Spiced and Salted Squid with Wasabi Mayonnaise

Salt and Spice Mix

  1. Place the chilli flakes, cumin, fennel, coriander seeds and peppercorns in a small food processor or mortar and pestle. Grind until coarsely broken up.
  2. Add the salt and continue to grind until the salt and spices are finely ground.  That was too much for my little blender so I finished the mix with my mortar and pestle.
  3. Store in an airtight container until ready to use.

Wasabi Mayonnaise

  1. Mix the ingredients together and refrigerate until you serve the squid.

Squid 

  1. Toss the squid rings in the rice flour.
  2. Heat enough oil in a wok or deep pan to deep fry the squid rings a few at a time, cooking for about 2 minutes until golden and just cooked. Drain on absorbent paper.
  3. Sprinkle over the salt and spice mix and serve with Wasabi Mayonnaise.

Whales in the bay!

Some sort of coastal plant

Some sort of coastal plant

After a couple of days spent not fishing, we went back out today and caught ourselves a few red throat emperors, a Charlie Court cod, and two trevally (more fish to pickle)  so dinner tonight was Greek Style Fish my way. After checking out quite a few recipes and finding none of them quite “right” I decided to come up with my own version based on all of them. Apologies to any Greeks who might be reading this.

Opposite the Northern Passage Coral Bay

Opposite the Northern Passage Coral Bay

The last two days were spent very quietly. As it basically rained all of Friday, we spent the day in the van playing computer games or reading. Yesterday was sunny but too windy to fish, so we did our laundry (well Russ did our laundry) then headed down the coast road for some 4WDing and photos. We got as far as the Bateman Sanctuary Zone where we spent a really nice hour or so taking lots of photos. We’ve never been there before as the gate in has always been locked but it wasn’t this time. The views from the sand dunes over the reef were stunning and we were excited to see 4 groups of whales at play in the bay in front of us.

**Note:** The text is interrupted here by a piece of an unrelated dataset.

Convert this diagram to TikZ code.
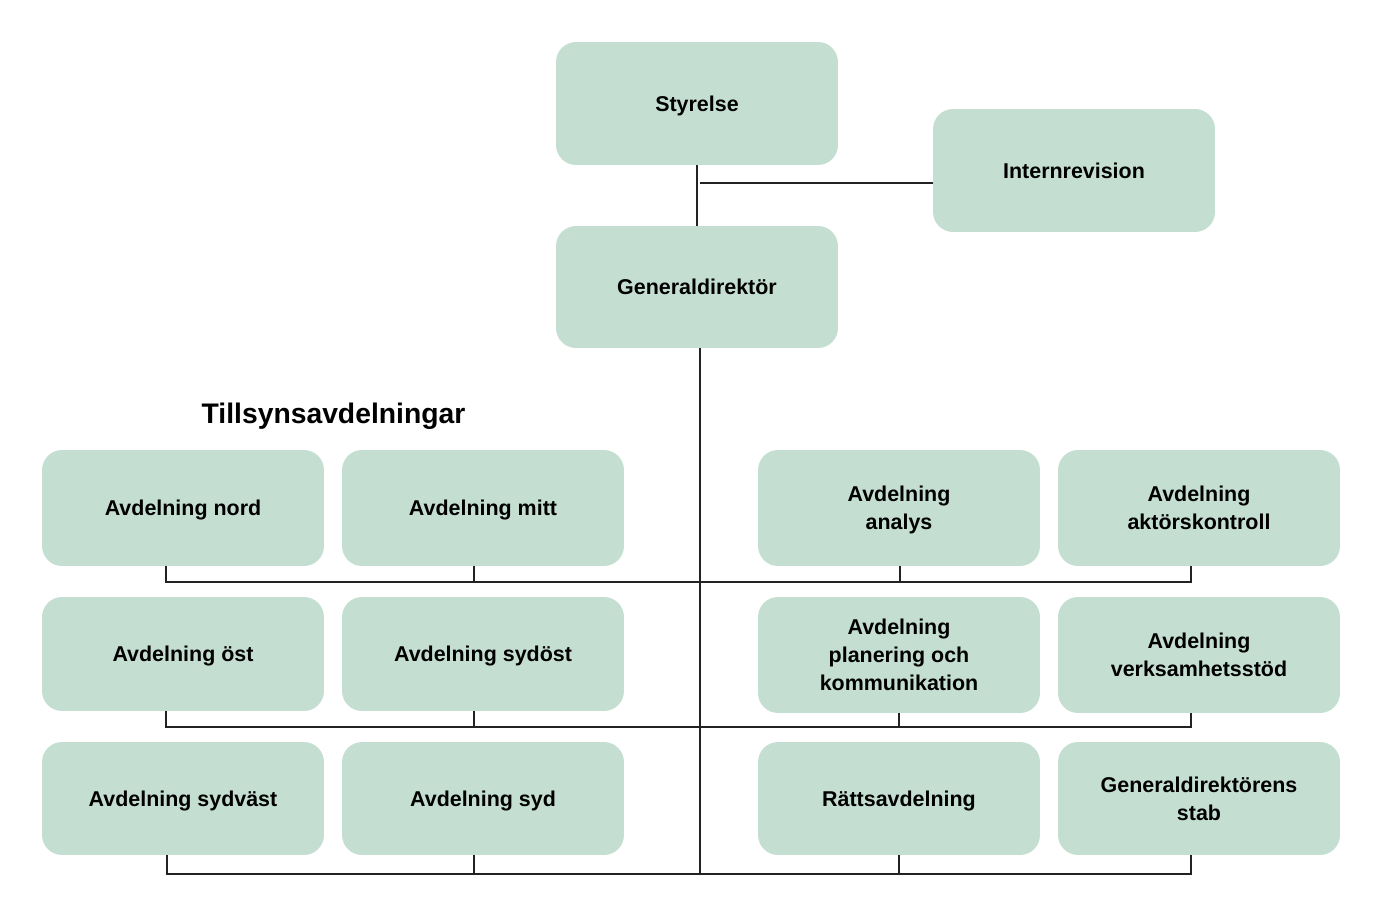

Our neighbours (with the three small boys Arty, Alby and Orson) spent two nights away in Exmouth to escape the rain. They are good kids but rise earlier than we do so we made the best of their absence and slept in both morning. It was bliss.

Greek Style Fish

  • 400g fish fillets  (we used red throat emperor)
  • 1 onion, finely diced
  • 2 garlic cloves, crushed
  • 2 tablespoons olive oil
  • 1 400g can whole peeled tomatoes, chopped (I prefer to chop my own)
  • 1/2 cup white wine
  • 1 teaspoon dried basil
  • 1 teaspoon dried oregano
  • pinch of cinnamon
  • 1 teaspoon sugar
  • 2 tablespoons chopped fresh parsley
  • 1/4 cup pitted, chopped kalamata  olives
  • Salt and pepper to taste (remember the olives and feta are salty so go easy)
  • 100g feta cheese, crumbled
  • Lemon wedges to serve
Greek Style Fish

Greek Style Fish

Method

  1. Heat oven to 190c
  2. Spray a baking dish with oil, add the fish fillets and cook around 10 minutes (all this depends on how big your fillets are. You want them almost cooked but not done to death!)
  3. Meanwhile, heat the oil in a pan and cook the onions until translucent.  Add the garlic and cook a minute more.
  4. Add the tomatoes, wine, basil, oregano, cinnamon and sugar and cook over a medium high heat until reduced a little.
  5. Add the parsley, olives and salt and pepper.
  6. Spoon this mix over the fish in the baking dish then sprinkle over the crumbled feta. Bake for about 10 minutes more or until the feta has browned a bit and the fish flakes easily.
  7. Serve with rice or pasta (we had ours with risoni ), lemon wedges and a green salad.